DIRECTIONS →
Write out the material again exactly, please, and omit the pictures.

SUPPLIED DATA →
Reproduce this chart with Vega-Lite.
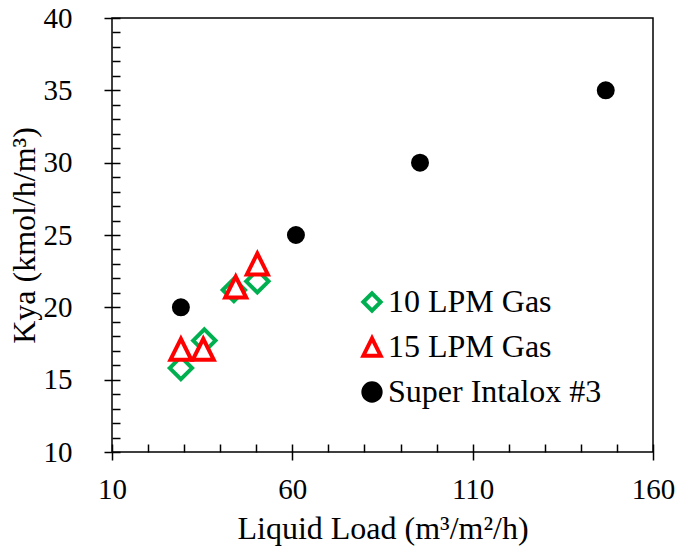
{
  "$schema": "https://vega.github.io/schema/vega-lite/v6.json",
  "width": 541,
  "height": 434,
  "autosize": {"type": "none"},
  "padding": {"left": 112, "top": 18, "right": 28, "bottom": 102},
  "background": "white",
  "config": {
    "view": {"stroke": "black", "strokeWidth": 1.5},
    "font": "Liberation Serif",
    "axis": {
      "grid": false,
      "domain": false,
      "labelFont": "Liberation Serif",
      "labelFontSize": 29,
      "labelColor": "black",
      "titleFont": "Liberation Serif",
      "titleFontSize": 32,
      "titleFontWeight": "normal",
      "titleColor": "black",
      "tickColor": "black",
      "tickWidth": 1.5,
      "labelFlush": false,
      "labelOverlap": false,
      "labelBound": false
    },
    "legend": {
      "labelFont": "Liberation Serif",
      "labelFontSize": 32,
      "labelColor": "black",
      "symbolStrokeWidth": 4,
      "symbolSize": 300,
      "rowPadding": 11,
      "labelOffset": 0,
      "labelLimit": 400
    }
  },
  "data": {
    "values": [
      {"series": "10 LPM Gas", "load": 29.1, "kya": 15.8},
      {"series": "10 LPM Gas", "load": 35.6, "kya": 17.7},
      {"series": "10 LPM Gas", "load": 43.8, "kya": 21.2},
      {"series": "10 LPM Gas", "load": 50.3, "kya": 21.8},
      {"series": "15 LPM Gas", "load": 29.1, "kya": 17.1},
      {"series": "15 LPM Gas", "load": 35.3, "kya": 17.1},
      {"series": "15 LPM Gas", "load": 44.3, "kya": 21.4},
      {"series": "15 LPM Gas", "load": 50.3, "kya": 23.0},
      {"series": "Super Intalox #3", "load": 29.1, "kya": 20.0},
      {"series": "Super Intalox #3", "load": 61.0, "kya": 25.0},
      {"series": "Super Intalox #3", "load": 95.4, "kya": 30.0},
      {"series": "Super Intalox #3", "load": 146.9, "kya": 35.0}
    ]
  },
  "encoding": {
    "x": {
      "field": "load",
      "type": "quantitative",
      "scale": {"domain": [10, 160], "nice": false, "zero": false},
      "axis": {
        "title": "Liquid Load (m³/m²/h)",
        "values": [10, 20, 30, 40, 50, 60, 70, 80, 90, 100, 110, 120, 130, 140, 150, 160],
        "offset": -8,
        "tickSize": {"condition": {"test": "datum.value % 50 == 10", "value": 16}, "value": 8},
        "labelExpr": "datum.value % 50 == 10 ? datum.label : ''",
        "labelFont": "Liberation Serif",
        "titleFont": "Liberation Serif",
        "labelPadding": 15,
        "titlePadding": 9
      }
    },
    "y": {
      "field": "kya",
      "type": "quantitative",
      "scale": {"domain": [10, 40], "nice": false, "zero": false},
      "axis": {
        "title": "Kya (kmol/h/m³)",
        "values": [10, 11, 12, 13, 14, 15, 16, 17, 18, 19, 20, 21, 22, 23, 24, 25, 26, 27, 28, 29, 30, 31, 32, 33, 34, 35, 36, 37, 38, 39, 40],
        "offset": -8,
        "tickSize": {"condition": {"test": "datum.value % 5 == 0", "value": 16}, "value": 8},
        "labelExpr": "datum.value % 5 == 0 ? datum.label : ''",
        "labelFont": "Liberation Serif",
        "titleFont": "Liberation Serif",
        "labelPadding": 32,
        "titlePadding": 2
      }
    },
    "shape": {
      "field": "series",
      "type": "nominal",
      "scale": {
        "domain": ["10 LPM Gas", "15 LPM Gas", "Super Intalox #3"],
        "range": ["diamond", "M0,-1L-1,1L1,1Z", "circle"]
      },
      "legend": {"title": null, "orient": "none", "legendX": 244, "legendY": 268, "labelFont": "Liberation Serif", "labelFontSize": 32}
    },
    "stroke": {
      "field": "series",
      "type": "nominal",
      "scale": {
        "domain": ["10 LPM Gas", "15 LPM Gas", "Super Intalox #3"],
        "range": ["#00B050", "#FF0000", "#000000"]
      },
      "legend": {"title": null, "orient": "none", "legendX": 244, "legendY": 268, "labelFont": "Liberation Serif", "labelFontSize": 32}
    },
    "fill": {
      "field": "series",
      "type": "nominal",
      "scale": {
        "domain": ["10 LPM Gas", "15 LPM Gas", "Super Intalox #3"],
        "range": ["#FFFFFF", "#FFFFFF", "#000000"]
      },
      "legend": {"title": null, "orient": "none", "legendX": 244, "legendY": 268, "labelFont": "Liberation Serif", "labelFontSize": 32}
    }
  },
  "layer": [
    {
      "transform": [{"filter": "datum.series == 'Super Intalox #3'"}],
      "mark": {"type": "point", "strokeWidth": 4, "opacity": 1, "fillOpacity": 1, "size": 196}
    },
    {
      "transform": [{"filter": "datum.series == '10 LPM Gas'"}],
      "mark": {"type": "point", "strokeWidth": 4, "opacity": 1, "fillOpacity": 1, "size": 500}
    },
    {
      "transform": [{"filter": "datum.series == '15 LPM Gas'"}],
      "mark": {"type": "point", "strokeWidth": 4, "opacity": 1, "fillOpacity": 1, "size": 440}
    }
  ]
}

ANSWER TO THE TASK →
Reproduce this chart with Vega-Lite.
{
  "$schema": "https://vega.github.io/schema/vega-lite/v6.json",
  "width": 541,
  "height": 434,
  "autosize": {"type": "none"},
  "padding": {"left": 112, "top": 18, "right": 28, "bottom": 102},
  "background": "white",
  "config": {
    "view": {"stroke": "black", "strokeWidth": 1.5},
    "font": "Liberation Serif",
    "axis": {
      "grid": false,
      "domain": false,
      "labelFont": "Liberation Serif",
      "labelFontSize": 29,
      "labelColor": "black",
      "titleFont": "Liberation Serif",
      "titleFontSize": 32,
      "titleFontWeight": "normal",
      "titleColor": "black",
      "tickColor": "black",
      "tickWidth": 1.5,
      "labelFlush": false,
      "labelOverlap": false,
      "labelBound": false
    },
    "legend": {
      "labelFont": "Liberation Serif",
      "labelFontSize": 32,
      "labelColor": "black",
      "symbolStrokeWidth": 4,
      "symbolSize": 300,
      "rowPadding": 11,
      "labelOffset": 0,
      "labelLimit": 400
    }
  },
  "data": {
    "values": [
      {"series": "10 LPM Gas", "load": 29.1, "kya": 15.8},
      {"series": "10 LPM Gas", "load": 35.6, "kya": 17.7},
      {"series": "10 LPM Gas", "load": 43.8, "kya": 21.2},
      {"series": "10 LPM Gas", "load": 50.3, "kya": 21.8},
      {"series": "15 LPM Gas", "load": 29.1, "kya": 17.1},
      {"series": "15 LPM Gas", "load": 35.3, "kya": 17.1},
      {"series": "15 LPM Gas", "load": 44.3, "kya": 21.4},
      {"series": "15 LPM Gas", "load": 50.3, "kya": 23.0},
      {"series": "Super Intalox #3", "load": 29.1, "kya": 20.0},
      {"series": "Super Intalox #3", "load": 61.0, "kya": 25.0},
      {"series": "Super Intalox #3", "load": 95.4, "kya": 30.0},
      {"series": "Super Intalox #3", "load": 146.9, "kya": 35.0}
    ]
  },
  "encoding": {
    "x": {
      "field": "load",
      "type": "quantitative",
      "scale": {"domain": [10, 160], "nice": false, "zero": false},
      "axis": {
        "title": "Liquid Load (m³/m²/h)",
        "values": [10, 20, 30, 40, 50, 60, 70, 80, 90, 100, 110, 120, 130, 140, 150, 160],
        "offset": -8,
        "tickSize": {"condition": {"test": "datum.value % 50 == 10", "value": 16}, "value": 8},
        "labelExpr": "datum.value % 50 == 10 ? datum.label : ''",
        "labelFont": "Liberation Serif",
        "titleFont": "Liberation Serif",
        "labelPadding": 15,
        "titlePadding": 9
      }
    },
    "y": {
      "field": "kya",
      "type": "quantitative",
      "scale": {"domain": [10, 40], "nice": false, "zero": false},
      "axis": {
        "title": "Kya (kmol/h/m³)",
        "values": [10, 11, 12, 13, 14, 15, 16, 17, 18, 19, 20, 21, 22, 23, 24, 25, 26, 27, 28, 29, 30, 31, 32, 33, 34, 35, 36, 37, 38, 39, 40],
        "offset": -8,
        "tickSize": {"condition": {"test": "datum.value % 5 == 0", "value": 16}, "value": 8},
        "labelExpr": "datum.value % 5 == 0 ? datum.label : ''",
        "labelFont": "Liberation Serif",
        "titleFont": "Liberation Serif",
        "labelPadding": 32,
        "titlePadding": 2
      }
    },
    "shape": {
      "field": "series",
      "type": "nominal",
      "scale": {
        "domain": ["10 LPM Gas", "15 LPM Gas", "Super Intalox #3"],
        "range": ["diamond", "M0,-1L-1,1L1,1Z", "circle"]
      },
      "legend": {"title": null, "orient": "none", "legendX": 244, "legendY": 268, "labelFont": "Liberation Serif", "labelFontSize": 32}
    },
    "stroke": {
      "field": "series",
      "type": "nominal",
      "scale": {
        "domain": ["10 LPM Gas", "15 LPM Gas", "Super Intalox #3"],
        "range": ["#00B050", "#FF0000", "#000000"]
      },
      "legend": {"title": null, "orient": "none", "legendX": 244, "legendY": 268, "labelFont": "Liberation Serif", "labelFontSize": 32}
    },
    "fill": {
      "field": "series",
      "type": "nominal",
      "scale": {
        "domain": ["10 LPM Gas", "15 LPM Gas", "Super Intalox #3"],
        "range": ["#FFFFFF", "#FFFFFF", "#000000"]
      },
      "legend": {"title": null, "orient": "none", "legendX": 244, "legendY": 268, "labelFont": "Liberation Serif", "labelFontSize": 32}
    }
  },
  "layer": [
    {
      "transform": [{"filter": "datum.series == 'Super Intalox #3'"}],
      "mark": {"type": "point", "strokeWidth": 4, "opacity": 1, "fillOpacity": 1, "size": 196}
    },
    {
      "transform": [{"filter": "datum.series == '10 LPM Gas'"}],
      "mark": {"type": "point", "strokeWidth": 4, "opacity": 1, "fillOpacity": 1, "size": 500}
    },
    {
      "transform": [{"filter": "datum.series == '15 LPM Gas'"}],
      "mark": {"type": "point", "strokeWidth": 4, "opacity": 1, "fillOpacity": 1, "size": 440}
    }
  ]
}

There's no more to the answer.